The Central Bank today released details of the rules, which follow 2015 findings that more than one fifth of borrowers could save money by switching.
The analysis of over half a million mortgages found approximately 16,000 could save over €1,000 in the first 12 months, and around 27,000 switchers have the potential to save in excess of €10,000 over the lifetime of the mortgage.
Most people who have a mortgage never switch to a cheaper offer. Reasons include not realising how much they could save, finding it difficult to compare mortgages and believing the process is too difficult or will take too long.
Under the new requirements which will come into force from 1 January 2019:
- Lenders will have to notify customers 60 days before their fixed rate term ends and provide details of the new rate and possible other options. Currently lenders do not have to remind customers in advance at all.
- Banks will have to let variable rate mortgage customers know every year whether or not they can move to a cheaper interest rate.
- On request, all lenders will have to provide an indicative comparison of the total interest payable on the customer’s existing mortgage and the interest payable on the new or alternative rate on offer.

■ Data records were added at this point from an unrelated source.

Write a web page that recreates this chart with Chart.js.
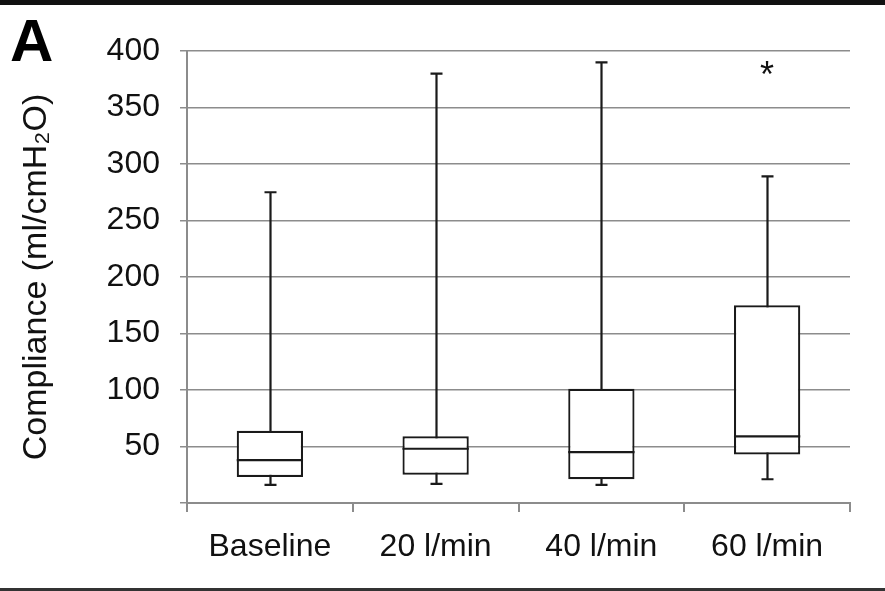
<!DOCTYPE html>
<html>
<head>
<meta charset="utf-8">
<script src="https://cdn.jsdelivr.net/npm/chart.js@4.4.1/dist/chart.umd.min.js"></script>
<style>
    html, body { margin: 0; padding: 0; background: #fff; }
    #wrap {
        position: relative;
        width: 885px;
        height: 591px;
        box-sizing: border-box;
        border-top: 5px solid #111;
        border-bottom: 3px solid #333;
    }
    #panel {
        position: absolute;
        left: 10px;
        top: 1px;
        font: bold 60px 'Liberation Sans', Arial, sans-serif;
        color: #000;
    }
    canvas { display: block; }
</style>
</head>
<body>
<div id="wrap">
    <div id="panel">A</div>
    <canvas id="compliance" width="885" height="583"></canvas>
</div>
<script>
var categories = ['Baseline', '20 l/min', '40 l/min', '60 l/min'];
var whiskerMin = [16, 17, 16, 21];
var quart1 = [23, 25, 21, 43];
var median = [38, 48, 45, 59];
var quart3 = [64, 59, 101, 175];
var whiskerMax = [275, 380, 390, 289];
// asterisk marker (significance) on the last group
var starIndex = 3;
var starValue = 382;

var fontFamily = "'Liberation Sans', Arial, sans-serif";

var boxPlotPlugin = {
    id: 'boxPlot',
    beforeDatasetsDraw: function (chart) {
        var ctx = chart.ctx;
        var xs = chart.scales.x;
        var ys = chart.scales.y;
        ctx.save();
        ctx.strokeStyle = '#1a1a1a';
        ctx.lineWidth = 2.2;
        for (var i = 0; i < categories.length; i++) {
            var x = Math.round(xs.getPixelForValue(i)) + 0.5;
            var yTop = ys.getPixelForValue(whiskerMax[i]);
            var yBot = ys.getPixelForValue(whiskerMin[i]);
            ctx.beginPath();
            ctx.moveTo(x, yTop);
            ctx.lineTo(x, yBot);
            ctx.moveTo(x - 6, yTop);
            ctx.lineTo(x + 6, yTop);
            ctx.moveTo(x - 6, yBot);
            ctx.lineTo(x + 6, yBot);
            ctx.stroke();
        }
        ctx.restore();
    },
    afterDatasetsDraw: function (chart) {
        var ctx = chart.ctx;
        var xs = chart.scales.x;
        var ys = chart.scales.y;
        var meta = chart.getDatasetMeta(0);
        ctx.save();
        ctx.strokeStyle = '#1a1a1a';
        ctx.lineWidth = 2.2;
        for (var i = 0; i < categories.length; i++) {
            var bar = meta.data[i];
            var half = bar.width / 2;
            var y = ys.getPixelForValue(median[i]);
            ctx.beginPath();
            ctx.moveTo(bar.x - half, y);
            ctx.lineTo(bar.x + half, y);
            ctx.stroke();
        }
        // asterisk
        ctx.fillStyle = '#111';
        ctx.font = '36px ' + fontFamily;
        ctx.textAlign = 'center';
        ctx.textBaseline = 'alphabetic';
        ctx.fillText('*', xs.getPixelForValue(starIndex), ys.getPixelForValue(starValue) + 16);
        ctx.restore();
    }
};

var ctx = document.getElementById('compliance').getContext('2d');
var compliance = new Chart(ctx, {
    type: 'bar',
    data: {
        labels: categories,
        datasets: [{
            label: 'Compliance',
            data: quart1.map(function (q, i) { return [q, quart3[i]]; }),
            backgroundColor: '#ffffff',
            borderColor: '#1a1a1a',
            borderWidth: 2.2,
            borderSkipped: false,
            categoryPercentage: 1,
            barPercentage: 0.4
        }]
    },
    options: {
        responsive: false,
        animation: false,
        layout: {
            padding: { left: 0, right: 35, top: 46, bottom: 0 }
        },
        plugins: {
            legend: { display: false },
            tooltip: { enabled: false }
        },
        scales: {
            x: {
                grid: {
                    display: true,
                    drawOnChartArea: false,
                    offset: true,
                    tickLength: 9,
                    color: '#8c8c8c',
                    lineWidth: 2
                },
                border: { color: '#8c8c8c', width: 2 },
                ticks: {
                    color: '#111',
                    padding: 16,
                    font: { family: fontFamily, size: 32 }
                },
                afterFit: function (scale) { scale.height = 85; }
            },
            y: {
                min: 0,
                max: 400,
                grid: {
                    color: '#8c8c8c',
                    lineWidth: 1.5,
                    tickLength: 7
                },
                border: { color: '#8c8c8c', width: 2 },
                ticks: {
                    stepSize: 50,
                    color: '#111',
                    padding: 20,
                    font: { family: fontFamily, size: 32 },
                    callback: function (v) { return v === 0 ? '' : v; }
                },
                title: {
                    display: true,
                    text: 'Compliance (ml/cmH\u2082O)',
                    color: '#111',
                    padding: { top: 16, bottom: 0 },
                    font: { family: fontFamily, size: 34 }
                },
                afterFit: function (scale) { scale.width = 187; }
            }
        }
    },
    plugins: [boxPlotPlugin]
});
</script>
</body>
</html>
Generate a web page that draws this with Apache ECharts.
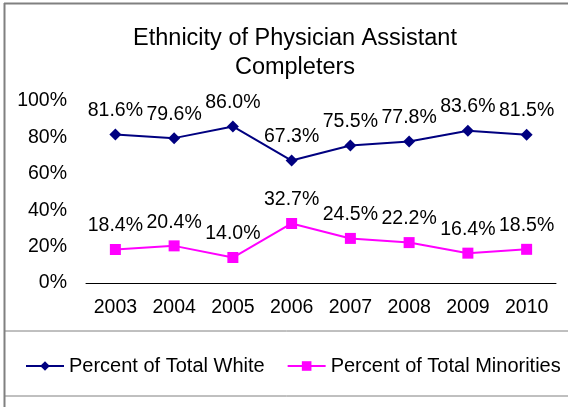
<!DOCTYPE html>
<html>
<head>
<meta charset="utf-8">
<script src="https://cdn.jsdelivr.net/npm/echarts@6/dist/echarts.min.js"></script>
<style>
  html, body { margin: 0; padding: 0; background: #fff; }
  #chart { width: 568px; height: 407px; }
</style>
</head>
<body>
<div id="chart"></div>
<script>
var years = ['2003', '2004', '2005', '2006', '2007', '2008', '2009', '2010'];
var pctWhite = [81.6, 79.6, 86.0, 67.3, 75.5, 77.8, 83.6, 81.5];
var pctMinorities = [18.4, 20.4, 14.0, 32.7, 24.5, 22.2, 16.4, 18.5];
var yTicks = [0, 20, 40, 60, 80, 100];

var font = 'Liberation Sans, Arial, sans-serif';
var chart = echarts.init(document.getElementById('chart'));

function pctLabel(p) {
  return p.value.toFixed(1) + '%';
}

var option = {
  animation: false,
  textStyle: { fontFamily: font },
  title: {
    text: 'Ethnicity of Physician Assistant\nCompleters',
    left: 290,
    textAlign: 'center',
    top: 19,
    textStyle: { fontFamily: font, fontSize: 23.5, fontWeight: 'normal', color: '#000', lineHeight: 29 }
  },
  grid: { left: 86, right: 12, top: 101, bottom: 124, containLabel: false },
  xAxis: {
    type: 'category',
    data: years,
    boundaryGap: true,
    axisLine: { lineStyle: { color: '#000', width: 1 } },
    axisTick: { show: false },
    axisLabel: { color: '#000', fontSize: 19.5, fontFamily: font, margin: 15, interval: 0 }
  },
  yAxis: {
    type: 'value',
    min: yTicks[0],
    max: yTicks[yTicks.length - 1],
    interval: 20,
    axisLine: { show: false },
    axisTick: { show: false },
    splitLine: { show: false },
    axisLabel: {
      color: '#000', fontSize: 19.5, fontFamily: font, margin: 19,
      formatter: function (v) { return v + '%'; }
    }
  },
  legend: {
    left: 20,
    top: 351,
    itemWidth: 38,
    itemHeight: 12,
    itemGap: 22,
    textStyle: { color: '#000', fontSize: 20, fontFamily: font },
    data: ['Percent of Total White', 'Percent of Total Minorities']
  },
  graphic: [
    { type: 'line', shape: { x1: 4.5, y1: 3, x2: 4.5, y2: 407 }, style: { stroke: '#808080', lineWidth: 2 } },
    { type: 'line', shape: { x1: 4, y1: 3.5, x2: 568, y2: 3.5 }, style: { stroke: '#808080', lineWidth: 2 } },
    { type: 'line', shape: { x1: 5, y1: 331, x2: 568, y2: 331 }, style: { stroke: '#808080', lineWidth: 1 } },
    { type: 'line', shape: { x1: 5, y1: 396, x2: 568, y2: 396 }, style: { stroke: '#808080', lineWidth: 1 } }
  ],
  series: [
    {
      name: 'Percent of Total White',
      type: 'line',
      data: pctWhite,
      symbol: 'diamond',
      symbolSize: 12,
      lineStyle: { color: '#000080', width: 2 },
      itemStyle: { color: '#000080' },
      label: {
        show: true, position: 'top', distance: 8,
        color: '#000', fontSize: 19.5, fontFamily: font,
        formatter: pctLabel
      }
    },
    {
      name: 'Percent of Total Minorities',
      type: 'line',
      data: pctMinorities,
      symbol: 'rect',
      symbolSize: 11,
      lineStyle: { color: '#FF00FF', width: 2 },
      itemStyle: { color: '#FF00FF' },
      label: {
        show: true, position: 'top', distance: 8,
        color: '#000', fontSize: 19.5, fontFamily: font,
        formatter: pctLabel
      }
    }
  ]
};

chart.setOption(option);
</script>
</body>
</html>
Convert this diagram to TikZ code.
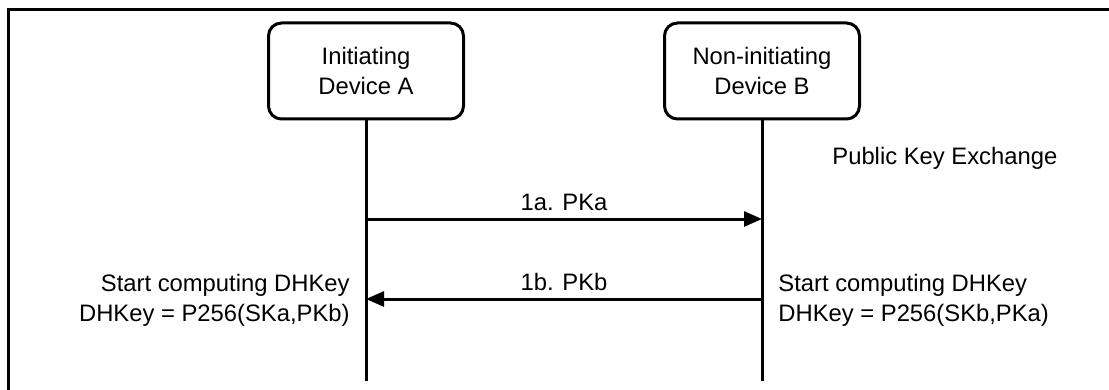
\documentclass[tikz,border=0pt]{standalone}
\usepackage{fontspec}
\setmainfont{Liberation Sans}
\usetikzlibrary{arrows.meta}
\begin{document}
\begin{tikzpicture}[x=0.5pt,y=-0.5pt,
  every node/.style={font=\fontsize{11.9}{15}\selectfont, inner sep=3.33pt},
  device/.style={draw, line width=1.5pt, rounded corners=6.5pt, minimum width=97.5pt, minimum height=48pt, align=center},
  life/.style={line width=1.5pt},
  msg/.style={line width=1.5pt, -{Triangle[length=9pt,width=7.5pt]}},
  frameline/.style={line width=1.5pt}]
\useasboundingbox (0,0) rectangle (1109,390);
\draw[frameline] (8,390) -- (8,10) -- (1109,10);
\node[device] (A) at (366,71) {Initiating\\Device A};
\node[device] (B) at (762,71) {Non-initiating\\Device B};
\coordinate (Aend) at (366,381);
\coordinate (Bend) at (762,381);
\draw[life] (A.south) -- (Aend);
\draw[life] (B.south) -- (Bend);
\coordinate (a1) at (366,219);
\coordinate (b1) at (762,219);
\coordinate (a2) at (366,299);
\coordinate (b2) at (762,299);
\draw[msg] (a1) -- node[midway, above] (m1) {1a. PKa} (b1);
\draw[msg] (b2) -- node[midway, above] (m2) {1b. PKb} (a2);
\node[anchor=base west, inner sep=0pt] (pke) at (832,165) {Public Key Exchange};
\node[anchor=east, align=right, inner sep=0pt] (la) at (350,300) {Start computing DHKey\\DHKey = P256(SKa,PKb)};
\node[anchor=west, align=left, inner sep=0pt] (lb) at (778,300) {Start computing DHKey\\DHKey = P256(SKb,PKa)};
\end{tikzpicture}
\end{document}
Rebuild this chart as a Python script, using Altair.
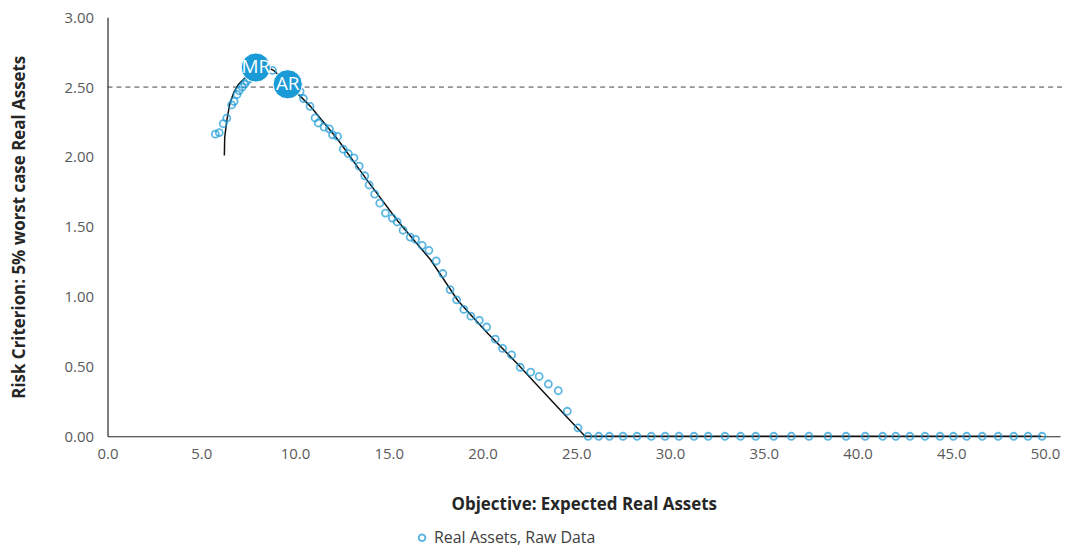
import altair as alt
import pandas as pd

# ---- data ----
raw_x = [5.75, 5.96, 6.17, 6.36, 6.62, 6.75, 6.91, 7.02, 7.18, 7.31, 7.42, 7.58,
         8.80, 10.27, 10.45, 10.80, 11.07, 11.24, 11.55, 11.83, 12.00, 12.27,
         12.57, 12.84, 13.14, 13.42, 13.72, 13.95, 14.25, 14.52, 14.82, 15.19,
         15.45, 15.76, 16.14, 16.43, 16.78, 17.14, 17.53, 17.88, 18.27, 18.62,
         19.00, 19.38, 19.83, 20.22, 20.68, 21.07, 21.55, 22.01, 22.57, 23.02,
         23.51, 24.04, 24.52, 25.09, 25.63,
         26.20, 26.77, 27.49, 28.24, 29.00, 29.74, 30.48, 31.28, 32.04, 32.93,
         33.76, 34.57, 35.53, 36.47, 37.41, 38.42, 39.39, 40.41, 41.34, 42.04,
         42.80, 43.60, 44.40, 45.11, 45.82, 46.65, 47.50, 48.33, 49.09, 49.84]
raw_y = [2.163, 2.174, 2.238, 2.277, 2.372, 2.397, 2.447, 2.475, 2.500, 2.521, 2.543, 2.560,
         2.619, 2.468, 2.418, 2.362, 2.279, 2.243, 2.213, 2.201, 2.158, 2.147,
         2.055, 2.023, 1.993, 1.934, 1.865, 1.799, 1.733, 1.669, 1.598, 1.562,
         1.534, 1.475, 1.426, 1.409, 1.367, 1.331, 1.255, 1.165, 1.050, 0.977,
         0.908, 0.860, 0.830, 0.782, 0.695, 0.629, 0.582, 0.494, 0.459, 0.428,
         0.374, 0.326, 0.179, 0.060, 0.0,
         0.0, 0.0, 0.0, 0.0, 0.0, 0.0, 0.0, 0.0, 0.0, 0.0,
         0.0, 0.0, 0.0, 0.0, 0.0, 0.0, 0.0, 0.0, 0.0, 0.0,
         0.0, 0.0, 0.0, 0.0, 0.0, 0.0, 0.0, 0.0, 0.0, 0.0]

fit_x = [6.23, 6.25, 6.36, 6.52, 6.73, 6.99, 7.37, 7.63, 7.95, 8.37, 8.85,
         9.60, 10.82, 12.30, 13.90, 15.49, 17.24, 18.68, 20.27, 21.87, 23.19,
         24.52, 25.47, 49.80]
fit_y = [2.01, 2.14, 2.26, 2.38, 2.46, 2.52, 2.57, 2.62, 2.645, 2.65, 2.62,
         2.525, 2.362, 2.121, 1.823, 1.539, 1.262, 0.972, 0.738, 0.518, 0.326,
         0.135, 0.0, 0.0]

mark_labels = ["MR", "AR"]
mark_x = [7.91, 9.61]
mark_y = [2.64, 2.52]

threshold = [2.5]
x_ticks = [0, 5, 10, 15, 20, 25, 30, 35, 40, 45, 50]
y_ticks = [0, 0.5, 1.0, 1.5, 2.0, 2.5, 3.0]
series_name = "Real Assets, Raw Data"

BLUE = "#1a9ad6"
FONT = "Open Sans"

raw_df = pd.DataFrame({"x": raw_x, "y": raw_y, "series": series_name})
fit_df = pd.DataFrame({"x": fit_x, "y": fit_y})
mark_df = pd.DataFrame({"x": mark_x, "y": mark_y, "label": mark_labels})
thr_df = pd.DataFrame({"y": threshold})

X = alt.X("x:Q",
          scale=alt.Scale(domain=[0, 50.8], nice=False, zero=False),
          axis=alt.Axis(values=x_ticks, format=".1f", title="Objective: Expected Real Assets",
                        titlePadding=36, labelPadding=10, labelFlush=False))
Y = alt.Y("y:Q",
          scale=alt.Scale(domain=[0, 3], nice=False),
          axis=alt.Axis(values=y_ticks, format=".2f",
                        title="Risk Criterion: 5% worst case Real Assets",
                        titlePadding=36, labelPadding=14))

rule = alt.Chart(thr_df).mark_rule(strokeDash=[5, 4], color="#444444", strokeWidth=1).encode(
    y=Y, x=alt.value(0), x2=alt.value(963))

line = alt.Chart(fit_df).mark_line(color="#111111", strokeWidth=1.5).encode(x=X, y=Y)

points = alt.Chart(raw_df).mark_point(shape="circle", filled=False, size=50, strokeWidth=1.8).encode(
    x=X, y=Y,
    color=alt.Color("series:N",
                    scale=alt.Scale(domain=[series_name], range=[BLUE]),
                    legend=alt.Legend(title=None, orient="none", legendX=308, legendY=515,
                                      labelFontSize=16, labelFont=FONT, labelColor="#404040",
                                      labelLimit=0,
                                      symbolSize=45, symbolStrokeWidth=2, symbolType="circle")))

bubbles = alt.Chart(mark_df).mark_circle(size=860, color=BLUE, opacity=1,
                                         stroke="white", strokeWidth=1).encode(x=X, y=Y)
labels = alt.Chart(mark_df).mark_text(color="white", fontSize=19, font=FONT).encode(
    x=X, y=Y, text="label:N")

chart = alt.layer(rule, line, points, bubbles, labels).properties(
    width=957, height=421,
    autosize=alt.AutoSizeParams(type="none"),
    padding={"left": 100, "top": 8, "right": 6, "bottom": 112},
).configure_view(stroke=None).configure_axis(
    grid=False, ticks=False, domainColor="#262626", domainWidth=1.2,
    labelFont=FONT, labelFontSize=15, labelColor="#595959",
    titleFont=FONT, titleFontSize=17, titleFontWeight="bold", titleColor="#262626",
)

chart.save("out.html", embed_options={"renderer": "svg", "actions": False})
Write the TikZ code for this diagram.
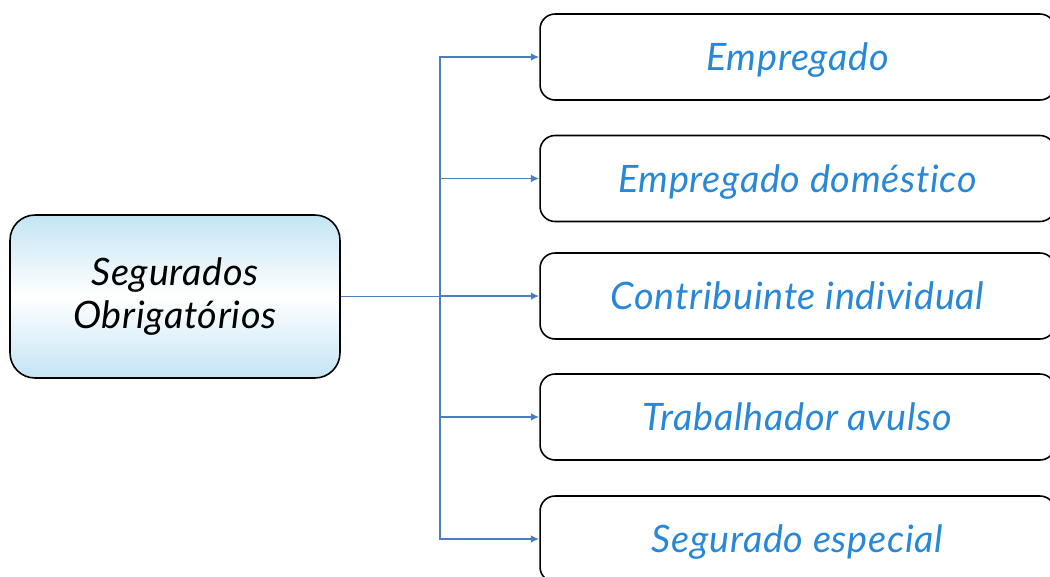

- Banks will be required to alert customers to the relevant section of the Competition and Consumer Protection Commission website where they can compare prices.
These changes will also mean lenders have to acknowledge receipt of a mortgage application within three days and make a decision within ten days following receipt of all the required information for assessment.
The aim of these changes is to encourage customers to shop around and make the switch if it will save them money.
The regulator is also hoping that the new requirements will bring increased competitiveness to the market, with better rate offers from banks who will not want customers to switch to another lender.
Today the Central Bank also revealed it had instructed a number of lenders to withdraw or amend advertisements relating to mortgage incentives.
This review found some mortgage advertisements were not clear enough, particularly in relation to qualifying criteria and some details considered relevant by the regulator were hidden in footnotes.
It instructed lenders to withdraw or amend around 75% of advertisements across online platforms, news media and billboards.
Commenting on the new rules today, the Central Bank’s director of consumer protection Gráinne McEvoy said the focus is on assisting consumers with lowering their mortgage repayments, where possible.
“Our research has shown that one in five mortgage holders could save money by switching their mortgage, and that significant numbers can make substantial savings,” she said.